Putting this all together, we can create a brand-new table using map to manipulate both columns.

julia> map(row -> (name = row.name, is_old = row.age > 40), t)
Table with 2 columns and 3 rows:
     name     is_old
   ┌────────────────
 1 │ Alice    false
 2 │ Bob      true
 3 │ Charlie  false

Explicit for loops

One can easily use for loops to iterate over your data and perform whatever mapping is required. For example, this loop takes the first character of the elements of the name column.

julia> function firstletter(t::Table)
    out = Vector{Char}(undef, length(t))

    for i in 1:length(t)
        out[i] = first(t.name[i])
    end

    return out
end

julia> firstletter(t)
3-element Array{Char,1}:
 'A'
 'B'
 'C'

Julia will use the type information it knows about t to create fast, compiled code. (Pro tip: to make the above loop optimal, adding an @inbounds annotation on the same line before the for loop will remove redundant array bounds checking and make the loop execute faster).

Generators

Julia syntax provide for compact syntax for generators and comprehensions to define arrays.

  • The syntax [f(x) for x in y] is called a "comprehension" and constructs a new Array.
  • The syntax f(x) for x in y is called a Generator and is a lazy, iterable container called Base.Generator.

Tables can be constructed from Geneartors, allowing for some pretty neat syntax.

julia> Table((name=row.name, isold=row.age>40) for row in t)
Table with 2 columns and 3 rows:
     name     isold
   ┌───────────────
 1 │ Alice    false
 2 │ Bob      true
 3 │ Charlie  false

Generators and comprehensions also support filtering data and combining multiple datasets, which cover in Finding Data and Joining Data.

Preselection

Functions like map are not necessarily very intelligent about which columns are required and which are not. The reason is simple: given the operation map(f, t), the map method has very little insight into what f does.

Thus, in some cases it might improve performance to preselect the columns of interest. For example, extracting a single column, or constructing a new table with a reduced number of columns, may prevent map from loading unused values as it materializes each full row as it iterates, and lead to performance improvements.

getproperty and map

When we want to perform more complex tasks, such as group or innerjoin, we may be interested in extracting data from specific columns.

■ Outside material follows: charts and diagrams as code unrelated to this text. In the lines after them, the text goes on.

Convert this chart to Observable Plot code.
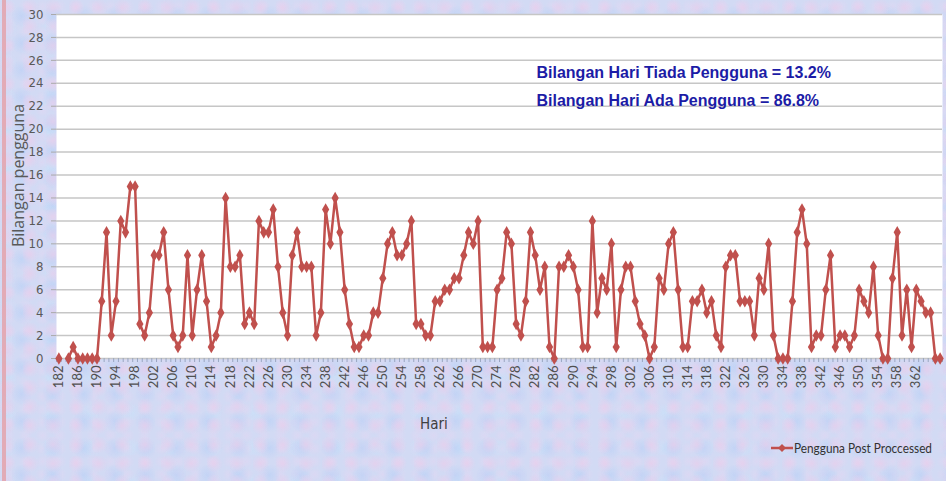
<!DOCTYPE html>
<html>
<head>
<meta charset="utf-8">
<script src="https://cdn.jsdelivr.net/npm/d3@7"></script>
<script src="https://cdn.jsdelivr.net/npm/@observablehq/plot@0.6"></script>
<style>
  html, body { margin: 0; padding: 0; }
  #wrap {
    position: relative; width: 946px; height: 481px; overflow: hidden;
    background-color: #d2daf4;
    background-image:
      radial-gradient(circle at 30% 40%, rgba(238,204,234,0.6) 0, rgba(238,204,234,0) 9px),
      radial-gradient(circle at 70% 60%, rgba(184,208,246,0.6) 0, rgba(184,208,246,0) 11px),
      radial-gradient(circle at 50% 50%, rgba(228,214,242,0.5) 0, rgba(228,214,242,0) 7px),
      radial-gradient(circle at 20% 80%, rgba(198,226,250,0.55) 0, rgba(198,226,250,0) 10px);
    background-size: 23px 19px, 31px 27px, 17px 13px, 41px 35px;
  }
  #strip { position: absolute; left: 2px; top: 0; width: 4px; height: 481px; background: #e3a0a8; opacity: 0.8; }
  #plot { position: absolute; left: 0; top: 0; }
  #hari { position: absolute; left: 420px; top: 415px; font: 15px "Liberation Sans Narrow", "DejaVu Sans Condensed", Lato, sans-serif; color: #404040; white-space: nowrap; }
  #legend { position: absolute; left: 768px; top: 438px; }
</style>
</head>
<body>
<div id="wrap">
  <div id="strip"></div>
  <div id="plot"></div>
  <div id="hari">Hari</div>
  <svg id="legend" width="174" height="22"><line x1="3" y1="10" x2="25" y2="10" stroke="#c0504d" stroke-width="2.5"/><path d="M14,6 L18,10 L14,14 L10,10 Z" fill="#c0504d"/><text id="legendText" x="26" y="15" textLength="138" lengthAdjust="spacingAndGlyphs" font-family="Lato, sans-serif" font-size="12.5" fill="#333"></text></svg>
</div>
<script>
// Day-of-year categories start at 182; value for day 183 is missing (gap in the line)
const firstDay = 182;
const users = [
  0, null, 0, 1, 0, 0, 0, 0, 0, 5,      // 182-191
  11, 2, 5, 12, 11, 15, 15, 3, 2, 4,    // 192-201
  9, 9, 11, 6, 2, 1, 2, 9, 2, 6,        // 202-211
  9, 5, 1, 2, 4, 14, 8, 8, 9, 3,        // 212-221
  4, 3, 12, 11, 11, 13, 8, 4, 2, 9,     // 222-231
  11, 8, 8, 8, 2, 4, 13, 10, 14, 11,    // 232-241
  6, 3, 1, 1, 2, 2, 4, 4, 7, 10,        // 242-251
  11, 9, 9, 10, 12, 3, 3, 2, 2, 5,      // 252-261
  5, 6, 6, 7, 7, 9, 11, 10, 12, 1,      // 262-271
  1, 1, 6, 7, 11, 10, 3, 2, 5, 11,      // 272-281
  9, 6, 8, 1, 0, 8, 8, 9, 8, 6,         // 282-291
  1, 1, 12, 4, 7, 6, 10, 1, 6, 8,       // 292-301
  8, 5, 3, 2, 0, 1, 7, 6, 10, 11,       // 302-311
  6, 1, 1, 5, 5, 6, 4, 5, 2, 1,         // 312-321
  8, 9, 9, 5, 5, 5, 2, 7, 6, 10,        // 322-331
  2, 0, 0, 0, 5, 11, 13, 10, 1, 2,      // 332-341
  2, 6, 9, 1, 2, 2, 1, 2, 6, 5,         // 342-351
  4, 8, 2, 0, 0, 7, 11, 2, 6, 1,        // 352-361
  6, 5, 4, 4, 0, 0                      // 362-367
];
const xTickLabels = [182,186,190,194,198,202,206,210,214,218,222,226,230,234,238,242,246,250,254,258,262,266,270,274,278,282,286,290,294,298,302,306,310,314,318,322,326,330,334,338,342,346,350,354,358,362];
const yTickLabels = [0,2,4,6,8,10,12,14,16,18,20,22,24,26,28,30];
const seriesName = "Pengguna Post Proccessed";
const yTitle = "Bilangan pengguna";
const notes = ["Bilangan Hari Tiada Pengguna = 13.2%", "Bilangan Hari Ada Pengguna = 86.8%"];

document.getElementById("legendText").textContent = seriesName;

const data = users.map((u, i) => ({day: firstDay + i, users: u}));
const lastDay = firstDay + users.length - 1;
const boundaries = d3.range(firstDay - 0.5, lastDay + 1, 1);

const red = "#c0504d";
const narrow = '"Liberation Sans Narrow", "DejaVu Sans Condensed", Lato, sans-serif';
const bold = '"Liberation Sans", Arial, sans-serif';

const chart = Plot.plot({
  width: 946, height: 481,
  marginLeft: 56, marginRight: 4, marginTop: 14, marginBottom: 123,
  style: {background: "transparent", overflow: "visible"},
  x: {domain: [firstDay - 0.5, lastDay + 0.5], axis: null},
  y: {domain: [0, 30], axis: null},
  marks: [
    Plot.frame({fill: "white", stroke: null}),
    Plot.gridY(yTickLabels, {stroke: "#c6c6c6", strokeOpacity: 1, strokeWidth: 1.5}),
    Plot.axisY({ticks: yTickLabels, tickSize: 5, tickPadding: 8, label: null, color: "#595959", fontSize: 13, fontFamily: narrow, stroke: "#aaa"}),
    Plot.axisX({ticks: boundaries, tickSize: 4, tickFormat: () => "", label: null, stroke: "#9aa6c0"}),
    Plot.axisX({ticks: xTickLabels, tickSize: 0, tickPadding: 7, tickRotate: -90, label: null, color: "#505050", fontSize: 13, fontFamily: "Lato, sans-serif"}),
    Plot.line(data, {x: "day", y: "users", stroke: red, strokeWidth: 2.5}),
    Plot.dot(data.filter(d => d.users != null), {x: "day", y: "users", symbol: "diamond", r: 3.8, fill: red, stroke: null}),
    Plot.text([notes[0]], {frameAnchor: "top-left", dx: 480, dy: 58, textAnchor: "start", lineAnchor: "middle", fill: "#1c1ca6", fontSize: 16, fontWeight: "bold", fontFamily: bold}),
    Plot.text([notes[1]], {frameAnchor: "top-left", dx: 480, dy: 86, textAnchor: "start", lineAnchor: "middle", fill: "#1c1ca6", fontSize: 16, fontWeight: "bold", fontFamily: bold}),
    Plot.text([yTitle], {frameAnchor: "left", dx: -38, dy: -11, rotate: -90, textAnchor: "middle", fill: "#595959", fontSize: 16, fontFamily: '"Open Sans", sans-serif'})
  ]
});
document.getElementById("plot").appendChild(chart);
</script>
</body>
</html>
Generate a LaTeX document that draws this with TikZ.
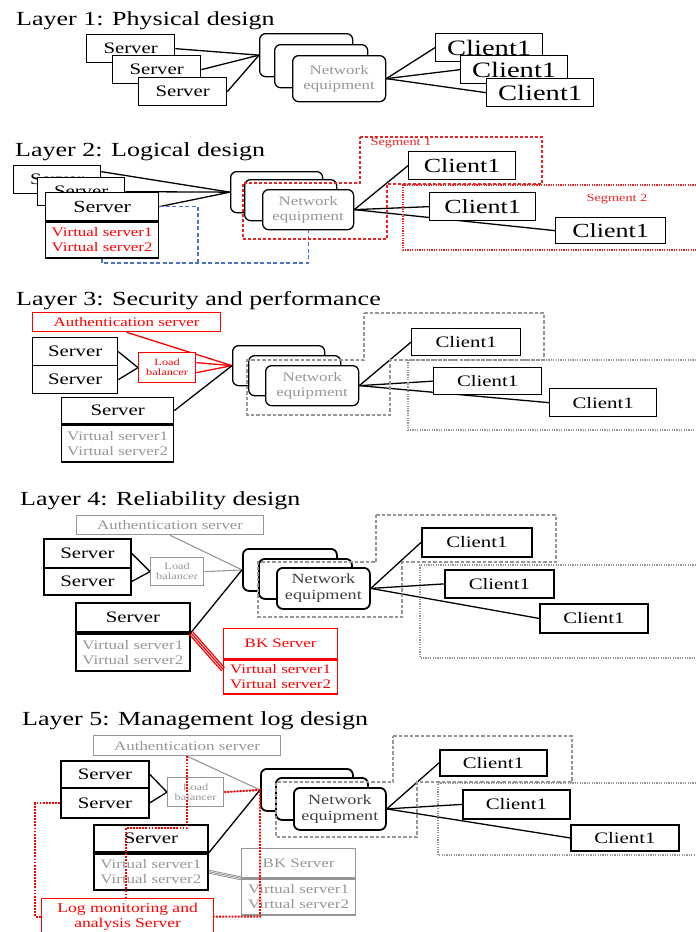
\documentclass[tikz,border=0pt]{standalone}
\usepackage{fontspec}
\setmainfont{Liberation Serif}[FakeStretch=1.3]
\usetikzlibrary{backgrounds}
\definecolor{segred}{RGB}{235,35,35}
\definecolor{lanblue}{RGB}{75,115,205}
\definecolor{faint}{RGB}{150,150,150}
\newcommand{\fsz}[2]{\fontsize{#1}{#2}\selectfont}

\tikzset{
  box/.style={draw, fill=white, inner sep=0pt, anchor=north west, line width=1.3pt, align=center},
  dims/.style 2 args={minimum width=#1, minimum height=#2},
  heavy/.style={line width=1.8pt},
  srv/.style={box, font=\fsz{16}{18}},
  virt/.style={box, font=\fsz{13}{15}},
  netbox/.style={box, rounded corners=6pt, text=faint, font=\fsz{13}{15}},
  cli/.style={box, font=\fsz{16}{18}},
  layertitle/.style={anchor=base west, inner sep=0pt, font=\fsz{20}{22}},
  wire/.style={line width=1.3pt},
  dimwire/.style={line width=1.1pt, faint},
  segbox/.style={segred, line width=1.3pt, dash pattern=on 3pt off 2pt},
  segdots/.style={segred, line width=1.3pt, dash pattern=on 1.2pt off 1.2pt},
  zonebox/.style={faint, line width=1.3pt, dash pattern=on 3.5pt off 2pt},
  zonedots/.style={faint, line width=1.1pt, dash pattern=on 1.2pt off 1.2pt},
  vlan/.style={lanblue, line width=1.3pt, dash pattern=on 4pt off 2.5pt},
  logline/.style={red, line width=1.9pt, dash pattern=on 1.8pt off 1.3pt},
  seglabel/.style={segred, inner sep=0pt, font=\fsz{11}{12}},
}

\begin{document}
\begin{tikzpicture}[x=1pt, y=-1pt]
\useasboundingbox (0,0) rectangle (696,932);

% Layer 1
\node[layertitle] (t1) at (16,25) {Layer 1: Physical design};
\foreach \n/\x/\y in {a/86/34, b/112/55, c/138/77}
  \node[srv, dims={88}{28}] (s1\n) at (\x,\y) {Server};
\node[netbox, dims={93}{43}] (n1b) at (259,33) {};
\node[netbox, dims={93}{43}] (n1m) at (274,44) {};
\node[netbox, dims={93}{46}] (n1f) at (292,55) {Network\\equipment};
\foreach \n/\x/\y in {a/435/33, b/460/55, c/486/78}
  \node[cli, dims={107}{28}, font=\fsz{22}{24}] (c1\n) at (\x,\y) {Client1};
\begin{scope}[on background layer]
  \foreach \n in {a,b,c} {
    \draw[wire] (s1\n.east) -- (n1b.west);
    \draw[wire] (n1f.east) -- (c1\n.west);
  }
\end{scope}

% Layer 2
\node[layertitle] (t2) at (15,156) {Layer 2: Logical design};
\node[srv, dims={87}{28}] (s2a) at (13,165) {Server};
\node[srv, dims={87}{28}] (s2b) at (37,177) {Server};
\node[srv, dims={113}{28}, font=\fsz{17}{19}] (s2c) at (45,192) {Server};
\node[virt, dims={113}{36}, text=red] (s2v) at (s2c.south west) {Virtual server1\\Virtual server2};
\node[netbox, dims={92}{41}] (n2b) at (230,171) {};
\node[netbox, dims={92}{41}] (n2m) at (244,179) {};
\node[netbox, dims={91}{40}] (n2f) at (262,189) {Network\\equipment};
\node[cli, dims={107}{28}, font=\fsz{20}{22}] (c2a) at (408,151) {Client1};
\node[cli, dims={106}{28}, font=\fsz{20}{22}] (c2b) at (429,192) {Client1};
\node[cli, dims={110}{26}, font=\fsz{20}{22}] (c2c) at (555,217) {Client1};
\begin{scope}[on background layer]
  \draw[wire] ([yshift=8]s2a.east) -- (n2b.west);
  \draw[wire] (s2b.east) -- (n2b.west);
  \draw[wire] (s2c.east) -- (n2b.west);
  \foreach \n in {a,b,c}
    \draw[wire] (n2f.east) -- (c2\n.west);
\end{scope}
\coordinate (b2l) at (102,263);
\coordinate (b2r) at (198,263);
\draw[vlan] (s2v.south -| b2l) -- (b2l) -| (n2f.south);
\draw[vlan] (s2c.east) -| (b2r);
\draw[segbox] (360,137) -- (542,137) -- (542,184) -- (387,184) -- (387,239)
  -- (243,239) -- (243,183) -- (360,183) -- cycle;
\node[seglabel] (g1) at (401,143) {Segment 1};
\draw[segdots] (696,185) -- (403,185) -- (403,250) -- (696,250);
\node[seglabel] (g2) at (617,199) {Segment 2};

% Layer 3
\node[layertitle] (t3) at (16,305) {Layer 3: Security and performance};
\node[box, dims={188}{19}, draw=red, text=red, font=\fsz{13}{15}] (a3) at (32,312) {Authentication server};
\node[srv, dims={85}{28}] (s3a) at (32,337) {Server};
\node[srv, dims={85}{28}] (s3b) at (32,365) {Server};
\node[box, dims={57}{30}, draw=red, text=red, font=\fsz{9.5}{10}] (lb3) at (138,352) {Load\\balancer};
\node[srv, dims={112}{26}] (s3c) at (61,397) {Server};
\node[virt, dims={112}{37}, text=faint] (s3v) at (s3c.south west) {Virtual server1\\Virtual server2};
\node[netbox, dims={92}{40}] (n3b) at (232,345) {};
\node[netbox, dims={92}{40}] (n3m) at (248,355) {};
\node[netbox, dims={93}{40}] (n3f) at (265,365) {Network\\equipment};
\node[cli, dims={109}{27}] (c3a) at (411,328) {Client1};
\node[cli, dims={108}{27}] (c3b) at (433,367) {Client1};
\node[cli, dims={107}{28}] (c3c) at (549,388) {Client1};
\begin{scope}[on background layer]
  \draw[wire] (s3a.east) -- (lb3.west);
  \draw[wire] (s3b.east) -- (lb3.west);
  \draw[wire, red] ([yshift=5]lb3.east) -- (n3b.west);
  \draw[wire, red] ([yshift=-5]lb3.east) -- (n3b.west);
  \draw[wire, red] (a3.south) -- (n3b.west);
  \draw[wire] (s3c.east) -- (n3b.west);
  \foreach \n in {a,b,c}
    \draw[wire] (n3f.east) -- (c3\n.west);
\end{scope}
\draw[zonebox] (364,313) -- (544,313) -- (544,360) -- (390,360) -- (390,415)
  -- (247,415) -- (247,360) -- (364,360) -- cycle;
\draw[zonedots] (696,360) -- (408,360) -- (408,430) -- (696,430);

% Layer 4
\node[layertitle] (t4) at (20,505) {Layer 4: Reliability design};
\node[box, dims={187}{19}, draw=faint, text=faint, font=\fsz{13}{15}] (a4) at (76,515) {Authentication server};
\node[srv, heavy, dims={87}{29}] (s4a) at (43,538) {Server};
\node[srv, heavy, dims={87}{27}] (s4b) at (43,567) {Server};
\node[box, dims={53}{28}, draw=faint, text=faint, font=\fsz{9.5}{10}] (lb4) at (150,557) {Load\\balancer};
\node[srv, heavy, dims={114}{29}] (s4c) at (75,602) {Server};
\node[virt, heavy, dims={114}{37}, text=faint] (s4v) at (s4c.south west) {Virtual server1\\Virtual server2};
\node[box, dims={114}{30}, draw=red, text=red, font=\fsz{13}{15}] (bk4) at (223,628) {BK Server};
\node[virt, dims={114}{34}, draw=red, text=red] (bk4v) at (bk4.south west) {Virtual server1\\Virtual server2};
\node[netbox, heavy, dims={94}{42}] (n4b) at (242,548) {};
\node[netbox, heavy, dims={93}{40}] (n4m) at (258,558) {};
\node[netbox, heavy, dims={93}{41}, text=black!75, font=\fsz{14}{16}] (n4f) at (276,567) {Network\\equipment};
\node[cli, heavy, dims={110}{29}] (c4a) at (421,527) {Client1};
\node[cli, heavy, dims={109}{28}] (c4b) at (444,569) {Client1};
\node[cli, heavy, dims={108}{29}] (c4c) at (539,603) {Client1};
\begin{scope}[on background layer]
  \draw[wire] (s4a.east) -- (lb4.west);
  \draw[wire] (s4b.east) -- (lb4.west);
  \draw[dimwire] (lb4.east) -- (n4b.west);
  \draw[dimwire] (a4.south) -- (n4b.west);
  \draw[wire] (s4c.south east) -- (n4b.west);
  \foreach \n in {a,b,c}
    \draw[wire] (n4f.east) -- (c4\n.west);
\end{scope}
\foreach \d in {-1.5,0,1.5}
  \draw[red, line width=1.2pt] ([xshift=\d pt, yshift=\d pt]s4v.north east)
    -- ([xshift=\d pt, yshift=\d pt-10pt]bk4v.north west);
\draw[zonebox] (376,515) -- (556,515) -- (556,562) -- (402,562) -- (402,617)
  -- (258,617) -- (258,562) -- (376,562) -- cycle;
\draw[zonedots] (696,565) -- (420,565) -- (420,658) -- (696,658);

% Layer 5
\node[layertitle] (t5) at (22,725) {Layer 5: Management log design};
\node[box, dims={187}{20}, draw=faint, text=faint, font=\fsz{13}{15}] (a5) at (93,735) {Authentication server};
\node[srv, heavy, dims={88}{27}] (s5a) at (60,760) {Server};
\node[srv, heavy, dims={88}{30}] (s5b) at (60,787) {Server};
\node[box, dims={56}{29}, draw=faint, text=faint, font=\fsz{9.5}{10}] (lb5) at (167,777) {Load\\balancer};
\node[srv, heavy, dims={114}{27}] (s5c) at (93,824) {Server};
\node[virt, heavy, dims={114}{36}, text=faint] (s5v) at (s5c.south west) {Virtual server1\\Virtual server2};
\node[box, dims={114}{29}, draw=faint, text=faint, font=\fsz{13}{15}] (bk5) at (241,848) {BK Server};
\node[virt, dims={114}{36}, draw=faint, text=faint] (bk5v) at (bk5.south west) {Virtual server1\\Virtual server2};
\node[box, dims={172}{36}, draw=red, text=red, font=\fsz{13.5}{15}] (log) at (41,898) {Log monitoring and\\analysis Server};
\node[netbox, heavy, dims={92}{42}] (n5b) at (260,768) {};
\node[netbox, heavy, dims={92}{42}] (n5m) at (275,777) {};
\node[netbox, heavy, dims={92}{42}, text=black!75, font=\fsz{14}{16}] (n5f) at (293,787) {Network\\equipment};
\node[cli, heavy, dims={107}{26}] (c5a) at (439,749) {Client1};
\node[cli, heavy, dims={107}{29}] (c5b) at (462,789) {Client1};
\node[cli, heavy, dims={108}{26}] (c5c) at (570,824) {Client1};
\begin{scope}[on background layer]
  \draw[wire] (s5a.east) -- (lb5.west);
  \draw[wire] (s5b.east) -- (lb5.west);
  \draw[dimwire] (lb5.east) -- (n5b.west);
  \draw[dimwire] (a5.south) -- (n5b.west);
  \draw[wire] (s5c.south east) -- (n5b.west);
  \foreach \n in {a,b,c}
    \draw[wire] (n5f.east) -- (c5\n.west);
\end{scope}
\foreach \d in {-1.5,0,1.5}
  \draw[faint, line width=0.9pt] ([yshift=\d pt]s5v.east) -- ([yshift=\d pt]bk5v.north west);
\draw[zonebox] (393,736) -- (572,736) -- (572,782) -- (417,782) -- (417,837)
  -- (276,837) -- (276,782) -- (393,782) -- cycle;
\draw[zonedots] (696,783) -- (438,783) -- (438,855) -- (696,855);
\coordinate (l5a) at (126,828);
\coordinate (l5c) at (35,0);
\draw[logline] (a5.south) |- (l5a) -- (l5a |- log.north);
\draw[logline] (lb5.east) -- (n5b.west) |- (log.east);
\draw[logline] (s5b.west) -| (log.west -| l5c) -- (log.west);
\end{tikzpicture}
\end{document}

Given a row, a field is extracted with the row.name syntax - which Julia transforms to the function call getproperty(row, :name). This package defines getproperty(:name) as returning a new, single-argument function that takes a row and returns row.name.

Thus, one way of projecting a table down to a single column is to use the getproperty function, like so:

julia> map(getproperty(:name), t)
3-element Array{String,1}:
 "Alice"
 "Bob"
 "Charlie"

While this operation may seem pointless (it's a lot less direct than t.name, after all!), projecting to a single column will be a common operation for more complex tasks such as grouping data and performing relational joins.

A naive implementation of this would be to iterate the rows and then project down to just the column of interest. For efficiency, functions like map (and group, innerjoin, etc) will know they can first project a Table or FlexTable to just that column, before continuing - making the operations significantly faster.

Lazy mapping

It is also worth mentioning the possibility of lazily mapping the values. Functions such as mapview from SplitApplyCombine can let you construct a "view" of a new table based on existing data. This way you can avoid using up precious resources, like RAM, yet can still call up data upon demand.